[Start DATA IN THIS EXERCISE]

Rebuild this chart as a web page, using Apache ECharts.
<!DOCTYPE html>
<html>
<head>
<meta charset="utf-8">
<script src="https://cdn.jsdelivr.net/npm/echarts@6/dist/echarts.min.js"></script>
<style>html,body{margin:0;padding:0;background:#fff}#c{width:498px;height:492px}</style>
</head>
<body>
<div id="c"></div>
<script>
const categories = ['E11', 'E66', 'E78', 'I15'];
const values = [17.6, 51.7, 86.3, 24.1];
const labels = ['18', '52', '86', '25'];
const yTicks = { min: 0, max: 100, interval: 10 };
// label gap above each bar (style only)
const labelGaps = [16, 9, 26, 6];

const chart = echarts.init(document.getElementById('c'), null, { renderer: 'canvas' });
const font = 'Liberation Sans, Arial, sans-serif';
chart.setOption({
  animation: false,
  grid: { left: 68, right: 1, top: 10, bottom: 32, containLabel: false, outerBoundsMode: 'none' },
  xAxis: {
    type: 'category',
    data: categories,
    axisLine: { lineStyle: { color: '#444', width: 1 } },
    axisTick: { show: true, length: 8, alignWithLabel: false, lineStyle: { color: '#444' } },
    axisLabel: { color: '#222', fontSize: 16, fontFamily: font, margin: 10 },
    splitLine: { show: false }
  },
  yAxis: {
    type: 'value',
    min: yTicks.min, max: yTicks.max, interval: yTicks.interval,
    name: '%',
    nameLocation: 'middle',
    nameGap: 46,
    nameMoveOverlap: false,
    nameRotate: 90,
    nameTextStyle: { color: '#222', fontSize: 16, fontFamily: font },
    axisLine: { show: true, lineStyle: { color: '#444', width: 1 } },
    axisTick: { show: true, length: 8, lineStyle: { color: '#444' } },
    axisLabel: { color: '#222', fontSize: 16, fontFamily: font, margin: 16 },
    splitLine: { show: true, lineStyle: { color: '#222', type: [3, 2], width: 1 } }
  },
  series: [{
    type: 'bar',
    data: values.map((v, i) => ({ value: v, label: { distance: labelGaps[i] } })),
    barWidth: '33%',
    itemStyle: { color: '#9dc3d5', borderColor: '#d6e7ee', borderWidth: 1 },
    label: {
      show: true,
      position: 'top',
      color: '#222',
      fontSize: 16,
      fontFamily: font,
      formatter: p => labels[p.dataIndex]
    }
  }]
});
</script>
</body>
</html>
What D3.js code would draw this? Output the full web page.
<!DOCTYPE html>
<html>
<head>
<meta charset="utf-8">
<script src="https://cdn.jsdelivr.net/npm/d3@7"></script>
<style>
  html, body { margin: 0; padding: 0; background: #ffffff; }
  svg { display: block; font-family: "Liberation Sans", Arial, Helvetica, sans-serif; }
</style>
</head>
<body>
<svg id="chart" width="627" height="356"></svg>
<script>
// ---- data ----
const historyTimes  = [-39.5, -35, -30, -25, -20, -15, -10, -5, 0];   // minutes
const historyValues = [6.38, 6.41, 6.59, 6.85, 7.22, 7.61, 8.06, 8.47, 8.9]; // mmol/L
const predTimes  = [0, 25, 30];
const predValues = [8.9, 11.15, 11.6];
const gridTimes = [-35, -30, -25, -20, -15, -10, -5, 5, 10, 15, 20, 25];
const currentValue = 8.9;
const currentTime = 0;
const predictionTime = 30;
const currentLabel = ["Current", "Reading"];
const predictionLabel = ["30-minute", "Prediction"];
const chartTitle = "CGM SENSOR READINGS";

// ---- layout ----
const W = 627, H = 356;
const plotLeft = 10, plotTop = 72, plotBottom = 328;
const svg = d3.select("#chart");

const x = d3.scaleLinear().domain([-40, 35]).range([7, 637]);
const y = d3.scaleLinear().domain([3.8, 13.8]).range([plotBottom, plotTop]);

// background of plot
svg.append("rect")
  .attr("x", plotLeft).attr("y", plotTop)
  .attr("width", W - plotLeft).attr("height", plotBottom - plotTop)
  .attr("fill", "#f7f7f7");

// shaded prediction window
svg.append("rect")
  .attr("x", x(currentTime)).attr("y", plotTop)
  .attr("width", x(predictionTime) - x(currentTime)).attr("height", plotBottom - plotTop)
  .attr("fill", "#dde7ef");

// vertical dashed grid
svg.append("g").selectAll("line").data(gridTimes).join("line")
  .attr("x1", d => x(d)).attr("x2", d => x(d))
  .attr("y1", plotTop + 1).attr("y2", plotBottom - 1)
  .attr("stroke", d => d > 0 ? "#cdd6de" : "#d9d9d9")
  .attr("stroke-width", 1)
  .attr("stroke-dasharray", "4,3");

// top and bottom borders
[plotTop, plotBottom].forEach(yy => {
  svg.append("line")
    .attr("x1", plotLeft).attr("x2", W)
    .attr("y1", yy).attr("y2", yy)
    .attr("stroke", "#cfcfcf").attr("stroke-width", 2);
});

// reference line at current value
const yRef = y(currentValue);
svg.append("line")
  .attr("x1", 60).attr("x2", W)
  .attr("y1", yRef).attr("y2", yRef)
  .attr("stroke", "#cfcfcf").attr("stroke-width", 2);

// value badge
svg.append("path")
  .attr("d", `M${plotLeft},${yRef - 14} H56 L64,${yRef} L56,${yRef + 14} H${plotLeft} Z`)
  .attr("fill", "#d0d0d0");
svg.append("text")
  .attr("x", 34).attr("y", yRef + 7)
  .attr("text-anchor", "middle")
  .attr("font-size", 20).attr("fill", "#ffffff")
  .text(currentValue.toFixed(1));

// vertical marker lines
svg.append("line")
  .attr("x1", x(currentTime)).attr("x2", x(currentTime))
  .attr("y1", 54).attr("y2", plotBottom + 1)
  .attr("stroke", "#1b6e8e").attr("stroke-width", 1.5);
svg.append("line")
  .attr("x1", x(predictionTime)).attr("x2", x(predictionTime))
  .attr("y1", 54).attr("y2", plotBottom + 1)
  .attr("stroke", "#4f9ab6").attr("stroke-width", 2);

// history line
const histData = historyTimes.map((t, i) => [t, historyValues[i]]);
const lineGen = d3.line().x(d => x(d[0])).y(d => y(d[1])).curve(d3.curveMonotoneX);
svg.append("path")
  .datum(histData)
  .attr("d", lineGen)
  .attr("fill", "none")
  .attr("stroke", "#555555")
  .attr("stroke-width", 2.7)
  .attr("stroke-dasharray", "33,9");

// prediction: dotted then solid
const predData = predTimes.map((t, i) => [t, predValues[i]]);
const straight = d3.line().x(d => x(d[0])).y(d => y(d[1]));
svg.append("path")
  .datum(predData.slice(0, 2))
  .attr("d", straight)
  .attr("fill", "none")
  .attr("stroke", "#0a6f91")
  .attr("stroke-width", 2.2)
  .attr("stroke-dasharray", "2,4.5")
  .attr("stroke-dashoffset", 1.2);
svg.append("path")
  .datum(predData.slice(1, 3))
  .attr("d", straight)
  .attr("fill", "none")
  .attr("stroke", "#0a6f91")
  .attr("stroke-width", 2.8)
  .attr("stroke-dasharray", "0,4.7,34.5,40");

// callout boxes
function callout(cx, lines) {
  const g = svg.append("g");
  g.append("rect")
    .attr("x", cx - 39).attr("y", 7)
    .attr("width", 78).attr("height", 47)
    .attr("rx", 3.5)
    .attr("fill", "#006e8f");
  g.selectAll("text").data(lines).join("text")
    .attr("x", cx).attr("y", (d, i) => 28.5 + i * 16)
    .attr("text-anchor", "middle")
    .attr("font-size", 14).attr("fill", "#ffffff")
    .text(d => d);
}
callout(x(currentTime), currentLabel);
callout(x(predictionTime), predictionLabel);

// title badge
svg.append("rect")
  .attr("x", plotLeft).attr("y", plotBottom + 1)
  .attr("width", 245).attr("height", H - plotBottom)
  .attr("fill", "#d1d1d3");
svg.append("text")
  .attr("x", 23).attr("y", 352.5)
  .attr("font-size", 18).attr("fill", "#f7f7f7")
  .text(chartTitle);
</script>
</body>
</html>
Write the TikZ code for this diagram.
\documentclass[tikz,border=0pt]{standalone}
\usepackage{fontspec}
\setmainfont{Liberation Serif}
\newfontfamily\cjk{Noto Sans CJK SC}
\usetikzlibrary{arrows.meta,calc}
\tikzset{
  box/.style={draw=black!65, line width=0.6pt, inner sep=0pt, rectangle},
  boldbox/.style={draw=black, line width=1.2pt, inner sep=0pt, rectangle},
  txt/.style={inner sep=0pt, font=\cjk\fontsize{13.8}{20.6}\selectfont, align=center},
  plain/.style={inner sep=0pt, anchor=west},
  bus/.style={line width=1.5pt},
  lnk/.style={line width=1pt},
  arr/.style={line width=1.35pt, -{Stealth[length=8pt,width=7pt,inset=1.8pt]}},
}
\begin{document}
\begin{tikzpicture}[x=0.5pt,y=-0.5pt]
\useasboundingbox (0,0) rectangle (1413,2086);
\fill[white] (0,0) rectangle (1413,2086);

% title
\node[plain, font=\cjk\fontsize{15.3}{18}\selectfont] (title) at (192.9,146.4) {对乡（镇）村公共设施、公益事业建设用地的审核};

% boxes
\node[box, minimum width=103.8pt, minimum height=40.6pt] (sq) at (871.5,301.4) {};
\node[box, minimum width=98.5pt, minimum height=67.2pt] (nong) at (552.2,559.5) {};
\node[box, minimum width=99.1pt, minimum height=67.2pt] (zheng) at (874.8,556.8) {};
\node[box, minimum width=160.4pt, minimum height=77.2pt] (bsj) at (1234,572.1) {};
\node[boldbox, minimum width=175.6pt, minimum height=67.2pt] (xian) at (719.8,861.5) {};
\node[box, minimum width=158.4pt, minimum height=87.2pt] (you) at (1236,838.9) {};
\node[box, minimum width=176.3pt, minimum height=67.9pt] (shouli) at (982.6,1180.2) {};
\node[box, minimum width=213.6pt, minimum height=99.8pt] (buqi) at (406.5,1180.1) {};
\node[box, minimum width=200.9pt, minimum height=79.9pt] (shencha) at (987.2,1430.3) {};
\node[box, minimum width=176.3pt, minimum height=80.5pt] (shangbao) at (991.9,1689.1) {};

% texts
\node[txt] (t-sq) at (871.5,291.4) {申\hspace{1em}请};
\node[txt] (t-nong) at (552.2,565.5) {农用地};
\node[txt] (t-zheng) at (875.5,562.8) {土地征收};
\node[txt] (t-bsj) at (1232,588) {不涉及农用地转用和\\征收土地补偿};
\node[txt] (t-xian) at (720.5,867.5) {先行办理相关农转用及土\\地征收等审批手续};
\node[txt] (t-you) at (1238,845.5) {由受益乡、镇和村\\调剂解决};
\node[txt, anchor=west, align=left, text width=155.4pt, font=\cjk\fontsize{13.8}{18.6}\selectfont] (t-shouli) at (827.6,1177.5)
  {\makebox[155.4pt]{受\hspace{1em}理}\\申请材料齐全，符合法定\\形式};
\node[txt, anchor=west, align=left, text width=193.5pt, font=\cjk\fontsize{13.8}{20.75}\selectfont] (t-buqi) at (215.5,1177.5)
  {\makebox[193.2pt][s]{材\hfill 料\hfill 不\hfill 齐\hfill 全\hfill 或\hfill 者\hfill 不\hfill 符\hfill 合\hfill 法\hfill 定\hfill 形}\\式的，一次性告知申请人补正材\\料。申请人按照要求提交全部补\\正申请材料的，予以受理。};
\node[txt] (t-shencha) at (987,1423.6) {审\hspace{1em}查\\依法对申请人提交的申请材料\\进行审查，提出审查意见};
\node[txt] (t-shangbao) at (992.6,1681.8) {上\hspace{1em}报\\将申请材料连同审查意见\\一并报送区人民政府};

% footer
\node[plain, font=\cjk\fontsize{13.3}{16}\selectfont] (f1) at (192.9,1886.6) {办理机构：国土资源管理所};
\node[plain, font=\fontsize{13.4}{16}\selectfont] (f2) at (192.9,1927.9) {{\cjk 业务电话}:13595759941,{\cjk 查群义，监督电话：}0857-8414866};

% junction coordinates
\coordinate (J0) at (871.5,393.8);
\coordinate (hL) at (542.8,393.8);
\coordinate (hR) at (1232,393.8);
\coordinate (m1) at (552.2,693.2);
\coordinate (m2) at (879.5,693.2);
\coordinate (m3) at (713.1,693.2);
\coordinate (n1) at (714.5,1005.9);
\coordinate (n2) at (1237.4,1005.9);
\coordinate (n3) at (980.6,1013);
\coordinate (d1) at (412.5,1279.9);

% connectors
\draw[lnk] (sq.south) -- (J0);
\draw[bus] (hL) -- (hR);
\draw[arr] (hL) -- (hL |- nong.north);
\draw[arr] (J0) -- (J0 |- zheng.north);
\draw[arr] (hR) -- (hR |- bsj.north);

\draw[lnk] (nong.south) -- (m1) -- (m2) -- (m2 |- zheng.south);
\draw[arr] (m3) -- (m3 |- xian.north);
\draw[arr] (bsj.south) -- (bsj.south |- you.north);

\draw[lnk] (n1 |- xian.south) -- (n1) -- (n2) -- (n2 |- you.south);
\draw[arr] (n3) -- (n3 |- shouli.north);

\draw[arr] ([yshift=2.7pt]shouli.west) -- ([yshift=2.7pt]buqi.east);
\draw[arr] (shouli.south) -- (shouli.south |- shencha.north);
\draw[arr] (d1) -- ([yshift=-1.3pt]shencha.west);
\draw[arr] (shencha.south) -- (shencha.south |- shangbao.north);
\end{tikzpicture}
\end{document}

[End DATA IN THIS EXERCISE]

▶ _PROBLEM STATEMENT_: Wherever "code" shows up in a line, copy that line.

▶ _ANSWER IN FULL_:
What D3.js code would draw this? Output the full web page.
Write the TikZ code for this diagram.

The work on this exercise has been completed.